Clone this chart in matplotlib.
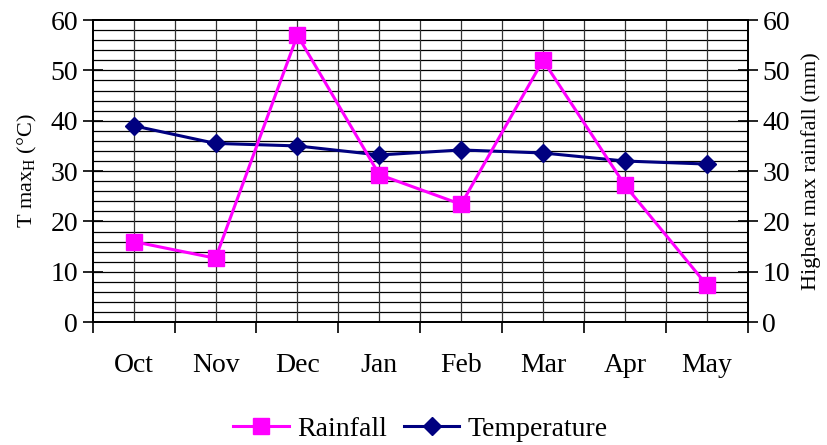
import matplotlib.pyplot as plt
import numpy as np

months = ["Oct", "Nov", "Dec", "Jan", "Feb", "Mar", "Apr", "May"]
rainfall = [16.0, 12.7, 57.0, 29.3, 23.4, 52.0, 27.2, 7.4]
temperature = [39.0, 35.5, 35.0, 33.2, 34.2, 33.6, 32.0, 31.4]

plt.rcParams["font.family"] = ["Liberation Serif", "DejaVu Serif"]
plt.rcParams["mathtext.fontset"] = "custom"
plt.rcParams["mathtext.rm"] = "Liberation Serif"
plt.rcParams["mathtext.it"] = "Liberation Serif"

fig = plt.figure(figsize=(8.28, 4.45), dpi=100)
ax = fig.add_axes([0.112, 0.276, 0.791, 0.679])
ax2 = ax.twinx()

x = np.arange(len(months))
n = len(months)

# grid
for gy in np.arange(2, 60, 2):
    ax.axhline(gy, color="black", lw=0.9, zorder=0)
for gx in np.arange(0, n - 0.25, 0.5):
    ax.axvline(gx, color="#333333", lw=0.9, zorder=0)

ax.plot(x, temperature, color="#000080", lw=2.2, marker="D", ms=9,
        label="Temperature", zorder=3)
ax2.plot(x, rainfall, color="#FF00FF", lw=2.2, marker="s", ms=11,
         label="Rainfall", zorder=3)

for a in (ax, ax2):
    a.set_xlim(-0.5, n - 0.5)
    a.set_ylim(0, 60)
    a.set_yticks(np.arange(0, 61, 10))
    for s in a.spines.values():
        s.set_linewidth(1.3)

ax.set_xticks(np.arange(-0.5, n, 1))
ax.set_xticklabels([""] * (n + 1))
ax.set_xticks(x, minor=True)
ax.set_xticklabels(months, minor=True, fontsize=20)
ax.tick_params(axis="x", which="major", direction="out", length=8, width=1.2)
ax.tick_params(axis="x", which="minor", length=0, pad=22)
ax.tick_params(axis="y", direction="inout", length=14, width=1.2, labelsize=20)
ax2.tick_params(axis="y", direction="inout", length=14, width=1.2, labelsize=20)

ax.set_ylabel("T max$_\\mathrm{H}$ (°C)", fontsize=16, labelpad=8)
ax2.set_ylabel("Highest max rainfall (mm)", fontsize=16, labelpad=8)

h1, l1 = ax2.get_legend_handles_labels()
h2, l2 = ax.get_legend_handles_labels()
fig.legend(h1 + h2, l1 + l2, loc="center", bbox_to_anchor=(0.508, 0.035),
           ncol=2, frameon=False, fontsize=20, handlelength=2.0,
           handletextpad=0.3, columnspacing=0.6)

plt.savefig("out.png", dpi=100)
plt.close()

◇ ◇ ◇ ◇ ◇

Set down all the data again exactly as above, pictures excluded.

## Answer to this problem
Clone this chart in matplotlib.
import matplotlib.pyplot as plt
import numpy as np

months = ["Oct", "Nov", "Dec", "Jan", "Feb", "Mar", "Apr", "May"]
rainfall = [16.0, 12.7, 57.0, 29.3, 23.4, 52.0, 27.2, 7.4]
temperature = [39.0, 35.5, 35.0, 33.2, 34.2, 33.6, 32.0, 31.4]

plt.rcParams["font.family"] = ["Liberation Serif", "DejaVu Serif"]
plt.rcParams["mathtext.fontset"] = "custom"
plt.rcParams["mathtext.rm"] = "Liberation Serif"
plt.rcParams["mathtext.it"] = "Liberation Serif"

fig = plt.figure(figsize=(8.28, 4.45), dpi=100)
ax = fig.add_axes([0.112, 0.276, 0.791, 0.679])
ax2 = ax.twinx()

x = np.arange(len(months))
n = len(months)

# grid
for gy in np.arange(2, 60, 2):
    ax.axhline(gy, color="black", lw=0.9, zorder=0)
for gx in np.arange(0, n - 0.25, 0.5):
    ax.axvline(gx, color="#333333", lw=0.9, zorder=0)

ax.plot(x, temperature, color="#000080", lw=2.2, marker="D", ms=9,
        label="Temperature", zorder=3)
ax2.plot(x, rainfall, color="#FF00FF", lw=2.2, marker="s", ms=11,
         label="Rainfall", zorder=3)

for a in (ax, ax2):
    a.set_xlim(-0.5, n - 0.5)
    a.set_ylim(0, 60)
    a.set_yticks(np.arange(0, 61, 10))
    for s in a.spines.values():
        s.set_linewidth(1.3)

ax.set_xticks(np.arange(-0.5, n, 1))
ax.set_xticklabels([""] * (n + 1))
ax.set_xticks(x, minor=True)
ax.set_xticklabels(months, minor=True, fontsize=20)
ax.tick_params(axis="x", which="major", direction="out", length=8, width=1.2)
ax.tick_params(axis="x", which="minor", length=0, pad=22)
ax.tick_params(axis="y", direction="inout", length=14, width=1.2, labelsize=20)
ax2.tick_params(axis="y", direction="inout", length=14, width=1.2, labelsize=20)

ax.set_ylabel("T max$_\\mathrm{H}$ (°C)", fontsize=16, labelpad=8)
ax2.set_ylabel("Highest max rainfall (mm)", fontsize=16, labelpad=8)

h1, l1 = ax2.get_legend_handles_labels()
h2, l2 = ax.get_legend_handles_labels()
fig.legend(h1 + h2, l1 + l2, loc="center", bbox_to_anchor=(0.508, 0.035),
           ncol=2, frameon=False, fontsize=20, handlelength=2.0,
           handletextpad=0.3, columnspacing=0.6)

plt.savefig("out.png", dpi=100)
plt.close()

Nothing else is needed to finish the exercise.